The opposite problem is the detection of plagiarism, where information from a different author is passed off as a person's own work. A common technique for proving plagiarism is the discovery of another copy of the same or very similar text, which has different attribution. In some cases, excessively high quality or a style mismatch may raise suspicion of plagiarism.
Literacy and literature authentication
In literacy, authentication is a readers’ process of questioning the veracity of an aspect of literature and then verifying those questions via research. The fundamental question for authentication of literature is – Does one believe it? Related to that, an authentication project is therefore a reading and writing activity in which students document the relevant research process (). It builds students' critical literacy. The documentation materials for literature go beyond narrative texts and likely include informational texts, primary sources, and multimedia. The process typically involves both internet and hands-on library research. When authenticating historical fiction in particular, readers consider the extent that the major historical events, as well as the culture portrayed (e.g., the language, clothing, food, gender roles), are believable for the period.
History and state-of-the-art
Historically, fingerprints have been used as the most authoritative method of authentication, but court cases in the US and elsewhere have raised fundamental doubts about fingerprint reliability.
In a computer data context, cryptographic methods have been developed which are not spoofable if the originator's key has not been compromised. That the originator (or anyone other than an attacker) knows (or doesn't know) about a compromise is irrelevant. However, it is not known whether these cryptographically based authentication methods are provably secure, since unanticipated mathematical developments may make them vulnerable to attack in the future.

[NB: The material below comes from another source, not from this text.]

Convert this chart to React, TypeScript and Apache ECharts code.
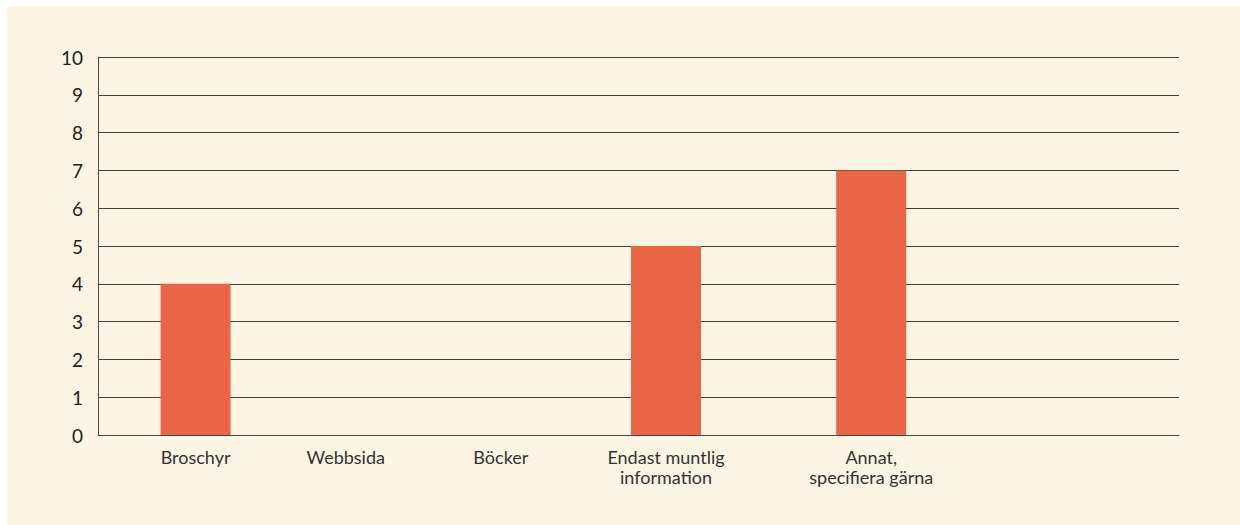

If that were to occur, it may call into question much of the authentication in the past. In particular, a digitally signed contract may be questioned when a new attack on the cryptography underlying the signature is discovered.
The process of authorization is distinct from that of authentication. Whereas authentication is the process of verifying that "you are who you say you are", authorization is the process of verifying that "you are permitted to do what you are trying to do". While authorization often happens immediately after authentication (e.g., when logging into a computer system), this does not mean authorization presupposes authentication: an anonymous agent could be authorized to a limited action set.
One familiar use of authentication and authorization is access control. A computer system that is supposed to be used only by those authorized must attempt to detect and exclude the unauthorized. Access to it is therefore usually controlled by insisting on an authentication procedure to establish with some degree of confidence the identity of the user, granting privileges established for that identity.